● Provided entries
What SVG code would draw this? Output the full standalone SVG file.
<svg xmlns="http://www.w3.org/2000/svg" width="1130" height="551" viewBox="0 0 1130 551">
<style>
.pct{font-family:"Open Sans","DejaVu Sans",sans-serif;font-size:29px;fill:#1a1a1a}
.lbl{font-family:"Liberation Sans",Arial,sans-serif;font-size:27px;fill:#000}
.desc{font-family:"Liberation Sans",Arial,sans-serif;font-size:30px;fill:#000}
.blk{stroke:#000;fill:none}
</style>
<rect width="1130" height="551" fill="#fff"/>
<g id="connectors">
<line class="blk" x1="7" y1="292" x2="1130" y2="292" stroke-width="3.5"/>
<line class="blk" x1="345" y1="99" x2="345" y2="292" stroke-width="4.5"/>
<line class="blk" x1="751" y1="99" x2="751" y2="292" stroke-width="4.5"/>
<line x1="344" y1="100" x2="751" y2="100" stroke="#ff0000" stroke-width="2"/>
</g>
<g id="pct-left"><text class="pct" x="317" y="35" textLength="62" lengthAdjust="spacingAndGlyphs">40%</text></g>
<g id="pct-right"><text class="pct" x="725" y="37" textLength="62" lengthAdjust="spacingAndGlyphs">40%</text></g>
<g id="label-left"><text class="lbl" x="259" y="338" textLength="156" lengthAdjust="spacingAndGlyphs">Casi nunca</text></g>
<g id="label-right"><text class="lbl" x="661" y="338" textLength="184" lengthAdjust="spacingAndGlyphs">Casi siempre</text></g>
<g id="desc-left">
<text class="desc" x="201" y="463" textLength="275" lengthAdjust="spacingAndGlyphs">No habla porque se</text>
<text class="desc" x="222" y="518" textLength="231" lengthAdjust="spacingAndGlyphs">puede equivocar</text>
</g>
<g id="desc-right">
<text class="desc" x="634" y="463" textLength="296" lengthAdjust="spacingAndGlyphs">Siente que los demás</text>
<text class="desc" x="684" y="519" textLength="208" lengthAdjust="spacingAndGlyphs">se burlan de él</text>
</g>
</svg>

---

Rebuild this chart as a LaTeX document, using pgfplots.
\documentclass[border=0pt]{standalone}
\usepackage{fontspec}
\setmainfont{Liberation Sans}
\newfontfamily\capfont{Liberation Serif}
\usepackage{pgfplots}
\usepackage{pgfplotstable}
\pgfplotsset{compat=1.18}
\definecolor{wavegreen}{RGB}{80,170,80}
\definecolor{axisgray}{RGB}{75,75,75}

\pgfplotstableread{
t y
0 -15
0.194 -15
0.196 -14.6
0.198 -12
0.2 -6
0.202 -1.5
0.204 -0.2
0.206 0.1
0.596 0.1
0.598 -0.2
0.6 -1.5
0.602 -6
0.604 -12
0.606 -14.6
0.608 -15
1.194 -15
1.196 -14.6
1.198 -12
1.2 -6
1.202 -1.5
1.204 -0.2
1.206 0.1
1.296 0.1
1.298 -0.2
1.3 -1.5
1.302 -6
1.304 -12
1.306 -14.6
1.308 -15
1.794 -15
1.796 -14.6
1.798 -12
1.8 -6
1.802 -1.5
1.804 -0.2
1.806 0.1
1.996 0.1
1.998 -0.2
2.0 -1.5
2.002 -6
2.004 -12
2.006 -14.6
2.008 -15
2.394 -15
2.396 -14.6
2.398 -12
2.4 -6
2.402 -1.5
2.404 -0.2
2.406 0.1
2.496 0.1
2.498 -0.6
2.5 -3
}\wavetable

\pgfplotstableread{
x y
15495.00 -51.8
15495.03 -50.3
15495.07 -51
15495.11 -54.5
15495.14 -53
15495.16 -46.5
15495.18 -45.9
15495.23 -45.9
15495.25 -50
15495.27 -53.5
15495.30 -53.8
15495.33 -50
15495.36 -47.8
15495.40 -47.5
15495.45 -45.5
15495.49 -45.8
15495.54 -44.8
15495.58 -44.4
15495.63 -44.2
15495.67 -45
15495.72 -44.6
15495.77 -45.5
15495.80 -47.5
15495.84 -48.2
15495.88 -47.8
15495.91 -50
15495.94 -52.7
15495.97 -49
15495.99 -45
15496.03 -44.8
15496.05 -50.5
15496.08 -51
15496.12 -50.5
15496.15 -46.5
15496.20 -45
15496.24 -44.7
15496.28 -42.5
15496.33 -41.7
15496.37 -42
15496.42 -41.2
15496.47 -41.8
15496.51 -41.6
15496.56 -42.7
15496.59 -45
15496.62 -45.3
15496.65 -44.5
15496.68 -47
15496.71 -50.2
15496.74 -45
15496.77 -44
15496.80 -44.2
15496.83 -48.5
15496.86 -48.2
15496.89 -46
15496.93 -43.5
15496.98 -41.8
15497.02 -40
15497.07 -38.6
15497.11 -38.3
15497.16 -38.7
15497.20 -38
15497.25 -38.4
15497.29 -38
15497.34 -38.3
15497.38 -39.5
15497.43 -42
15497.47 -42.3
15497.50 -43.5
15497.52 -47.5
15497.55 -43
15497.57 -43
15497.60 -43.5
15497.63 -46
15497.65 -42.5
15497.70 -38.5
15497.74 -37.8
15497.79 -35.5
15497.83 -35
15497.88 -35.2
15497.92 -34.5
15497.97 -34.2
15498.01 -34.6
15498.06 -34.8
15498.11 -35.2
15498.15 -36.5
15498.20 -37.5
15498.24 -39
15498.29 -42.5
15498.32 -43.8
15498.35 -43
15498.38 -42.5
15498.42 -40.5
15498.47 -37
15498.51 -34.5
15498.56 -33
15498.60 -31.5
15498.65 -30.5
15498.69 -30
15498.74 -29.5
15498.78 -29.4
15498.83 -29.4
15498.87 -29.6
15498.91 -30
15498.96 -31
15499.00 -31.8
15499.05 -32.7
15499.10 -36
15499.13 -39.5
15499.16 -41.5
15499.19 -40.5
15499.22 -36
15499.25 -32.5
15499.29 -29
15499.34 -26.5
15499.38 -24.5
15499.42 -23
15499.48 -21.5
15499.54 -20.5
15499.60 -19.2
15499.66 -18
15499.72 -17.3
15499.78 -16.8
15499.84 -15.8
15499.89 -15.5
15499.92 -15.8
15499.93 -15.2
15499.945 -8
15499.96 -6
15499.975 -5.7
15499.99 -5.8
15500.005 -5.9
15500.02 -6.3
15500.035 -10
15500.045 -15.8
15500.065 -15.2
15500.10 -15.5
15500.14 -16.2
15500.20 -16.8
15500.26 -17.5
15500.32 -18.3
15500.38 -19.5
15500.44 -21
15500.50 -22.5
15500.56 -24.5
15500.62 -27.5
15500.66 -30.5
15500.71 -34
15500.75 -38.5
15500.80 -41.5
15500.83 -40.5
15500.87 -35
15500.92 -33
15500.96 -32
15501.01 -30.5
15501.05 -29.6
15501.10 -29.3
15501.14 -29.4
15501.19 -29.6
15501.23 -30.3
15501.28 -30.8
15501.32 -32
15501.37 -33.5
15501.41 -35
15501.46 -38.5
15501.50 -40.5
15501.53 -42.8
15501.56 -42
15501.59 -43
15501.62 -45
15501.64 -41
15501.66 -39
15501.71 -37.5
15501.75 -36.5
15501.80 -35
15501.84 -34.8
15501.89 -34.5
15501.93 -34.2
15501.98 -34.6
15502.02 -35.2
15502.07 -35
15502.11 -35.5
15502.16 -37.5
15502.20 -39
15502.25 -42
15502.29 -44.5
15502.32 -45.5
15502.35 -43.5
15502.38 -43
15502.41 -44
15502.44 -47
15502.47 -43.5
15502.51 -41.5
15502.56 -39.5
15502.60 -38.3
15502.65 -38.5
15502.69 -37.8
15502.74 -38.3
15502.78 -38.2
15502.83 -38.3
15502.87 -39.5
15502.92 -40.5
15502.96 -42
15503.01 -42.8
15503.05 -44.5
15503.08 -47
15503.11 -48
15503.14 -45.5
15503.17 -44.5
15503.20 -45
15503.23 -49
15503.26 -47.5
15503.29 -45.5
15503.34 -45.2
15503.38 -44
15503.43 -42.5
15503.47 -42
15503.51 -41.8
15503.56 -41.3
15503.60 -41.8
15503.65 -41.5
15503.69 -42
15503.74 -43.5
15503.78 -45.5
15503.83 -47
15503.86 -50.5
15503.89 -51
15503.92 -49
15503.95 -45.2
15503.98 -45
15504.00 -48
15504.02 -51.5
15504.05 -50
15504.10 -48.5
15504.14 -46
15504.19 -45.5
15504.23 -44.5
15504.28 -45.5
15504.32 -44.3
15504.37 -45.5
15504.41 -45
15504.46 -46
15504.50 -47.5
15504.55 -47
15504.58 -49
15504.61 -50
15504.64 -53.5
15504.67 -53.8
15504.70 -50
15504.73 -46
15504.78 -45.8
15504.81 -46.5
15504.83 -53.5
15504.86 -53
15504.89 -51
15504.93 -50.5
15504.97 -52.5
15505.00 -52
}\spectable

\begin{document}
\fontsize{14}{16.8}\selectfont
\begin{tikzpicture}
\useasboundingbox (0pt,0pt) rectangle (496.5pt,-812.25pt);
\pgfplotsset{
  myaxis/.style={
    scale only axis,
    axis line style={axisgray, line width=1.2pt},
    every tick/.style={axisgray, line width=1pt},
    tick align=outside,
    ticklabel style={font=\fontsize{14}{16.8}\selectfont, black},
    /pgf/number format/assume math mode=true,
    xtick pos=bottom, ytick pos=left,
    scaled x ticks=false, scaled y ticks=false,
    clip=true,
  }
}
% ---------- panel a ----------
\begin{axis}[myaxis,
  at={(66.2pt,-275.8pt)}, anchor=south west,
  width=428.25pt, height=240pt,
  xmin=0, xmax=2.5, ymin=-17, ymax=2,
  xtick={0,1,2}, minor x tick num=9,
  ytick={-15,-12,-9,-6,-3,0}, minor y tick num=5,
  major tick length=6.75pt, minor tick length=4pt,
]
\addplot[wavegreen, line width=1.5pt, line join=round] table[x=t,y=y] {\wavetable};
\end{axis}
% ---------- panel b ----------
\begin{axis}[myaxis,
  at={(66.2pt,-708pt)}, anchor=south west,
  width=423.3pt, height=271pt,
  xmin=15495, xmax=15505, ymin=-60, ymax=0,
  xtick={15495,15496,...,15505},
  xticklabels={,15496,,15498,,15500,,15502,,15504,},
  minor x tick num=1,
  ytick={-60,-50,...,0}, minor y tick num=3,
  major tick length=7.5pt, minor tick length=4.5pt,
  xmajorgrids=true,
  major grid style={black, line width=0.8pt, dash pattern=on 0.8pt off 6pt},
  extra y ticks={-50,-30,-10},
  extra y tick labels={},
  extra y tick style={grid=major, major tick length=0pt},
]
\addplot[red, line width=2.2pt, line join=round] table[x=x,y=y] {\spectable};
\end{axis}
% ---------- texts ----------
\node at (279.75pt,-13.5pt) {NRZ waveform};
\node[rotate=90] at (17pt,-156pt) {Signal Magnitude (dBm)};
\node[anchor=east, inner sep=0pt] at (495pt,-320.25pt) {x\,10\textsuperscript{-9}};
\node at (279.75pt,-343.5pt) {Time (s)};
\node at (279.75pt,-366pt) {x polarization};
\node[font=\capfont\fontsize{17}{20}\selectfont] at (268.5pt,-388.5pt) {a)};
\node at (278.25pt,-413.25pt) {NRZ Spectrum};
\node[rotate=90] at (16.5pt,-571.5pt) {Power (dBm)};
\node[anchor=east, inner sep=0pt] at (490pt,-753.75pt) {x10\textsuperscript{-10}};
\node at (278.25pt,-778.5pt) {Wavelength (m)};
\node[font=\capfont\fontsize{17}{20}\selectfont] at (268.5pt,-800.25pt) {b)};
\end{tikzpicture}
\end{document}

● Goal of the exercise
Find each line that has the word "this", then copy it out.

● Finished exercise
What SVG code would draw this? Output the full standalone SVG file.
Rebuild this chart as a LaTeX document, using pgfplots.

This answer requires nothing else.